The Apple September event may not be as important for developers as the WWDC back in June, but there is still plenty for folks to be getting on with, from updates to OS app development, gaming, and more.
First of all, developers are now invited to submit updated applications for iOS 13, arriving this time next week. A post on the Apple developer page noted that by April 2020, all new apps and app updates will need to be built with the iOS 13 SDK, as well as supporting the all-screen design of iPhone Xs Max or later.
The same can be said for Apple watchOS 6, the operating system which accompanies the newly-launched Apple Watch Series 5. The company touted various benefits of the new Watch, from an always-on retina display, to a built-in compass, current elevation, and international emergency calling.
The news alert was broadly similar, with Apple noting that by April the watchOS 6 SDK and supporting the Apple Watch Series 4 has to be the minimum for any new watchOS app and update submitted to the App Store.
Perhaps the most striking development this week has been on new gaming subscription service Apple Arcade. The service will be available next week in more than 150 countries – and according to AppleInsider, the number of development teams has almost tripled.
The report takes as its evidence slides from the initial announcement of Apple Arcade, in March, and earlier this week, where 92 developer logos could be counted. “Apple Arcade is the world’s first game subscription service that enables such a wide breadth of new titles to be played across mobile, desktop and TV,” Apple promises.
Elsewhere, Apple has put together new App Store review guidelines for Sign in with Apple, the sign-in process which utilises Apple IDs. As of September 12, new apps submitted to the store have to follow the guidelines, while existing apps and app updates must follow suit by April.

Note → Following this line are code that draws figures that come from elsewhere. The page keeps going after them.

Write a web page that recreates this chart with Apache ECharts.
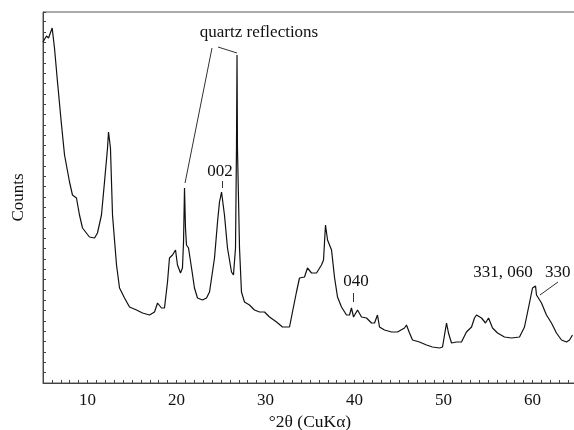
<!DOCTYPE html>
<html><head><meta charset="utf-8">
<script src="https://cdn.jsdelivr.net/npm/echarts@6/dist/echarts.min.js"></script>
<style>html,body{margin:0;padding:0;background:#fff}#c{width:574px;height:430px}</style>
</head><body><div id="c"></div>
<script>
// 2θ positions (degrees) of the traced pattern
const twoTheta = [5.0,5.39,5.62,6.03,6.29,6.63,7.08,7.42,7.98,8.31,8.76,9.10,9.44,10.22,10.79,11.12,11.57,11.91,12.25,12.36,12.58,12.81,13.26,13.60,14.16,14.72,15.51,16.18,16.97,17.53,17.87,18.31,18.65,18.99,19.21,19.55,19.89,20.11,20.45,20.67,20.79,20.90,21.01,21.12,21.35,21.69,22.02,22.36,22.92,23.37,23.71,24.27,24.61,24.83,25.06,25.39,25.73,26.18,26.40,26.63,26.74,26.80,26.85,27.08,27.30,27.64,28.20,28.76,29.33,29.89,30.45,31.24,31.91,32.70,33.03,33.48,33.82,34.38,34.72,35.17,35.73,36.29,36.52,36.74,36.97,37.42,37.75,38.09,38.54,39.10,39.44,39.66,39.89,40.34,40.79,41.35,41.91,42.25,42.58,42.81,43.37,44.16,44.83,45.62,45.84,46.18,46.52,47.30,48.09,48.76,49.55,49.89,50.34,50.56,50.90,51.46,52.02,52.58,53.15,53.48,53.71,54.27,54.72,55.06,55.51,56.07,56.85,57.64,58.54,59.10,59.66,60.00,60.34,60.45,61.01,61.57,62.13,62.69,63.26,63.82,64.16,64.49];
// intensity (arbitrary counts)
const counts = [3410,3470,3450,3550,3350,3010,2580,2280,2010,1880,1850,1680,1550,1460,1450,1500,1680,2010,2350,2510,2350,1680,1180,950,850,760,730,700,680,710,800,750,750,1010,1250,1280,1330,1180,1100,1150,1410,1950,1550,1380,1350,1150,950,850,830,850,910,1250,1610,1810,1910,1680,1350,1110,1080,1350,2350,3280,2350,1350,910,810,780,730,710,710,660,610,560,560,710,910,1050,1060,1150,1100,1100,1180,1230,1580,1430,1330,1060,860,760,680,680,750,660,730,660,650,600,600,680,560,530,510,510,550,580,500,430,410,380,360,350,360,600,500,400,410,410,510,560,650,680,650,600,650,550,500,460,450,460,560,800,950,970,880,800,680,600,500,430,410,430,480];
const xTickLabels = [10,20,30,40,50,60];
// annotation leader lines in data coords [[x1,y1],[x2,y2]]
const leaders = [
  [[23.99,3350],[20.96,2000]],
  [[24.66,3360],[26.80,3300]],
  [[25.11,2020],[25.11,1950]],
  [[39.83,900],[39.83,810]],
  [[62.87,1010],[60.84,880]]
];

const data = twoTheta.map((t,i)=>[t,counts[i]]);
const font = '"Liberation Serif", "DejaVu Serif", serif';
const chart = echarts.init(document.getElementById('c'));
const txt = (x,y,s,align)=>({type:'text',x:x,y:y,style:{text:s,font:'17px '+font,fill:'#111',textAlign:align||'center',textVerticalAlign:'middle'}});
chart.setOption({
  animation:false,
  backgroundColor:'#fff',
  grid:{left:43,top:12,right:-3,bottom:47,show:true,borderColor:'#555',borderWidth:1,outerBoundsMode:'none',containLabel:false},
  xAxis:{type:'value',min:5,max:65,interval:1,
    axisLine:{lineStyle:{color:'#444',width:1}},
    axisTick:{inside:true,length:3,lineStyle:{color:'#444'}},
    axisLabel:{color:'#111',fontFamily:font,fontSize:17,margin:9,
      formatter:v=>xTickLabels.includes(v)?String(v):''},
    splitLine:{show:false},
    name:'°2θ (CuKα)',nameLocation:'middle',nameGap:28,
    nameTextStyle:{color:'#111',fontFamily:font,fontSize:17.5}},
  yAxis:{type:'value',min:0,max:3710,interval:103.3,
    axisLine:{show:true,lineStyle:{color:'#444',width:1}},
    axisTick:{show:true,inside:true,length:3,lineStyle:{color:'#444'}},
    axisLabel:{show:false},splitLine:{show:false},
    name:'Counts',nameLocation:'middle',nameGap:16,nameRotate:90,
    nameTextStyle:{color:'#111',fontFamily:font,fontSize:17}},
  series:[{type:'line',data:data,showSymbol:false,symbol:'none',
    lineStyle:{color:'#111',width:1.2},
    markLine:{silent:true,symbol:'none',label:{show:false},
      lineStyle:{color:'#333',width:1,type:'solid'},
      data:leaders.map(l=>[{coord:l[0]},{coord:l[1]}])}}],
  graphic:[
    txt(259,33,'quartz reflections'),
    txt(220,172,'002'),
    txt(356,282,'040'),
    txt(503,273,'331, 060'),
    txt(545,273,'330','left')
  ]
});
</script></body></html>
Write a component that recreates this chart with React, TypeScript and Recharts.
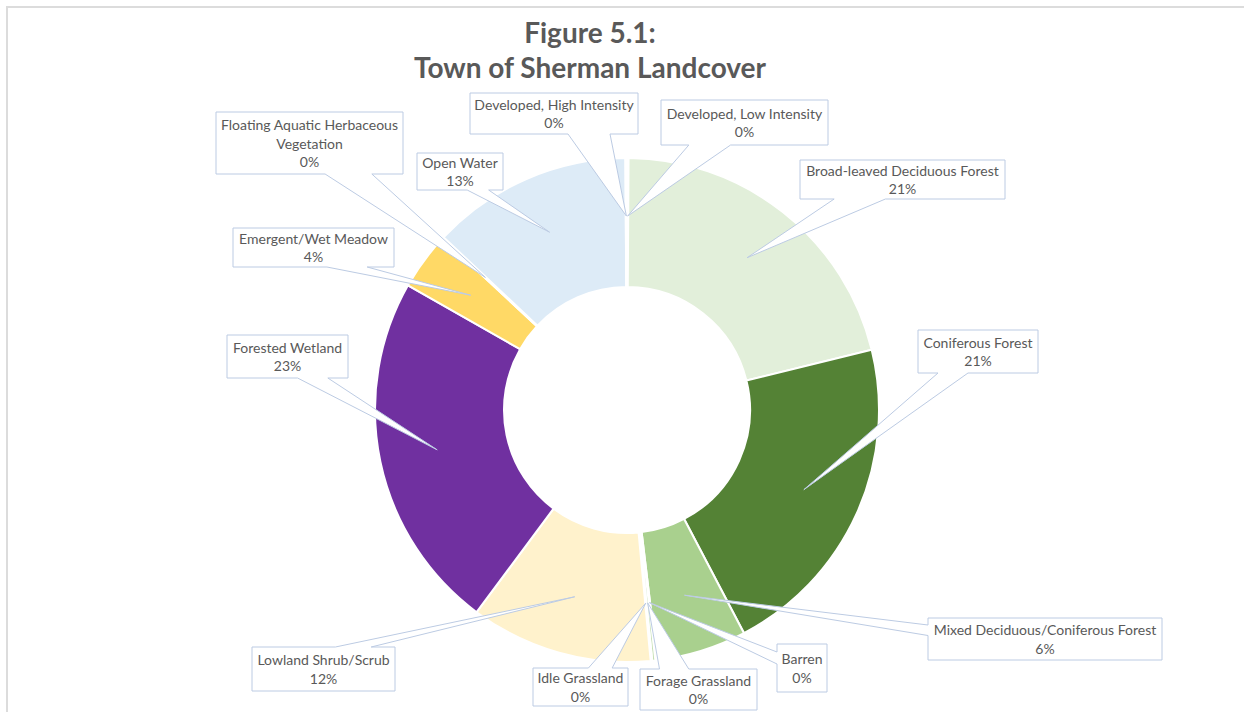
import React from 'react'
import { PieChart, Pie, Cell } from 'recharts'

// landcover classes, clockwise from 12 o'clock
const CATEGORIES = [
  'Developed, Low Intensity',
  'Broad-leaved Deciduous Forest',
  'Coniferous Forest',
  'Mixed Deciduous/Coniferous Forest',
  'Barren',
  'Forage Grassland',
  'Idle Grassland',
  'Lowland Shrub/Scrub',
  'Forested Wetland',
  'Emergent/Wet Meadow',
  'Floating Aquatic Herbaceous Vegetation',
  'Open Water',
  'Developed, High Intensity',
]

// share of town area (%)
const SHARES = [0.1, 21.1, 21.2, 5.8, 0.1, 0.2, 0.1, 11.7, 23.1, 3.7, 0.1, 12.9, 0.1]

const COLORS = [
  '#C00000', '#E2EFDA', '#548235', '#A9D08E', '#A6A6A6', '#C6E0B4', '#FFE699',
  '#FFF2CC', '#7030A0', '#FFD966', '#70AD47', '#DDEBF7', '#BDD7EE',
]

// callout boxes placed by hand, as in the original: [left, top, right, bottom]
const CALLOUT_BOXES = [
  [661, 100, 828, 145],
  [800, 160, 1005, 199],
  [918, 330, 1038, 373],
  [928, 618, 1162, 660],
  [777, 644, 827, 692],
  [640, 669, 757, 710],
  [533, 668, 628, 706],
  [252, 647, 395, 691],
  [227, 335, 348, 378],
  [233, 228, 394, 267],
  [216, 112, 403, 174],
  [417, 153, 503, 190],
  [470, 93, 638, 134],
]

const data = CATEGORIES.map((name, i) => ({ name, value: SHARES[i] }))

const RADIAN = Math.PI / 180
const TEXT = '#595959'
const FONT = 'Lato, "Open Sans", sans-serif'

function wrapLines(text: string, maxWidth: number, charW = 6.2) {
  const words = text.split(' ')
  const lines: string[] = []
  let cur = ''
  for (const w of words) {
    const next = cur ? cur + ' ' + w : w
    if (cur && next.length * charW > maxWidth) {
      lines.push(cur)
      cur = w
    } else cur = next
  }
  if (cur) lines.push(cur)
  return lines
}

// rectangle with a wedge pointing to (tx, ty), like Excel's wedgeRectCallout
function calloutPath(l: number, t: number, r: number, b: number, tx: number, ty: number) {
  const w = r - l
  const h = b - t
  const dx = tx - (l + r) / 2
  const dy = ty - (t + b) / 2
  let side = ''
  if (Math.abs(dx) > w / 2 || Math.abs(dy) > h / 2) {
    side = Math.abs(dx) / w > (Math.abs(dy) / h) * 1.15 ? (dx < 0 ? 'L' : 'R') : dy < 0 ? 'T' : 'B'
  }
  const fx = dx < 0 ? [2 / 12, 5 / 12] : [7 / 12, 10 / 12]
  const fy = dy < 0 ? [2 / 12, 5 / 12] : [7 / 12, 10 / 12]
  const pts: number[][] = [[l, t]]
  if (side === 'T') pts.push([l + w * fx[0], t], [tx, ty], [l + w * fx[1], t])
  pts.push([r, t])
  if (side === 'R') pts.push([r, t + h * fy[0]], [tx, ty], [r, t + h * fy[1]])
  pts.push([r, b])
  if (side === 'B') pts.push([l + w * fx[1], b], [tx, ty], [l + w * fx[0], b])
  pts.push([l, b])
  if (side === 'L') pts.push([l, t + h * fy[1]], [tx, ty], [l, t + h * fy[0]])
  return 'M' + pts.map(p => p.join(',')).join('L') + 'Z'
}

function renderCallout(props: any) {
  const { cx, cy, midAngle, innerRadius, outerRadius, percent, index, name } = props
  const rad = innerRadius + (outerRadius - innerRadius) * 0.55
  const tx = cx + rad * Math.cos(-midAngle * RADIAN)
  const ty = cy + rad * Math.sin(-midAngle * RADIAN)
  const [l, t, r, b] = CALLOUT_BOXES[index]
  const lines = [...wrapLines(String(name), r - l), `${Math.round(percent * 100)}%`]
  const lh = 18.5
  const y0 = (t + b) / 2 - ((lines.length - 1) * lh) / 2
  return (
    <g key={`callout-${index}`}>
      <path d={calloutPath(l, t, r, b, tx, ty)} fill="#fff" stroke="#bccbe3" strokeWidth={1} />
      {lines.map((ln, i) => (
        <text
          key={i}
          x={(l + r) / 2}
          y={y0 + i * lh}
          textAnchor="middle"
          dominantBaseline="central"
          fontFamily={FONT}
          fontSize={14}
          fill={TEXT}
        >
          {ln}
        </text>
      ))}
    </g>
  )
}

export default function App() {
  return (
    <div style={{ position: 'absolute', left: 0, top: 0, width: 1244, height: 712, overflow: 'hidden', background: '#fff' }}>
      <div style={{ position: 'absolute', left: 6, top: 6, width: 1400, height: 900, border: '2px solid #dcdcdc' }} />
      <div
        style={{
          position: 'absolute',
          left: 390,
          width: 400,
          top: 15,
          textAlign: 'center',
          fontFamily: FONT,
          fontWeight: 700,
          fontSize: 28,
          lineHeight: '35px',
          color: TEXT,
        }}
      >
        Figure 5.1:
        <br />
        Town of Sherman Landcover
      </div>
      <div style={{ position: 'absolute', left: 0, top: 0 }}>
        <PieChart width={1244} height={712} margin={{ top: 0, right: 0, bottom: 0, left: 0 }}>
          <Pie
            data={data}
            dataKey="value"
            nameKey="name"
            cx={627}
            cy={410}
            innerRadius={123}
            outerRadius={252}
            startAngle={90}
            endAngle={-270}
            stroke="#fff"
            strokeWidth={2}
            isAnimationActive={false}
            label={renderCallout}
            labelLine={false}
          >
            {data.map((d, i) => (
              <Cell key={d.name} fill={COLORS[i]} />
            ))}
          </Pie>
        </PieChart>
      </div>
    </div>
  )
}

Not all apps have to utilise Sign in with Apple. As 9to5 Mac noted, there had been developer pushback with regard to previous rollouts. As the guidelines state, the sign-in protocol is not required if an app uses a government or industry-backed citizen ID system, has an existing education or enterprise account which can be used – or exclusively uses the company’s own account setup – or is a client for a specific third-party service.
According to figures from recruiter Dice issued earlier this month, iOS developer jobs saw something of a decline – yet this does not quite tell the whole story. As Nate Swanner, editor at Dice, noted, there was a marked drop between the first and last quarters of 2018 in terms of job postings. Dice had seen a similar trend with Apple programming language Swift.
Swanner explained: “Swift as a skill outpaces the iOS developer job roughly 2:1. This tells us the ‘iOS Developer’ simply has a controlling stake in Swift, but does not dictate it. As the language grows more useful for server-side functionality and the web, expect iOS to take an increasingly smaller role in Swift’s energy. Not because those jobs are vanishing, but because Swift will simply get stronger.”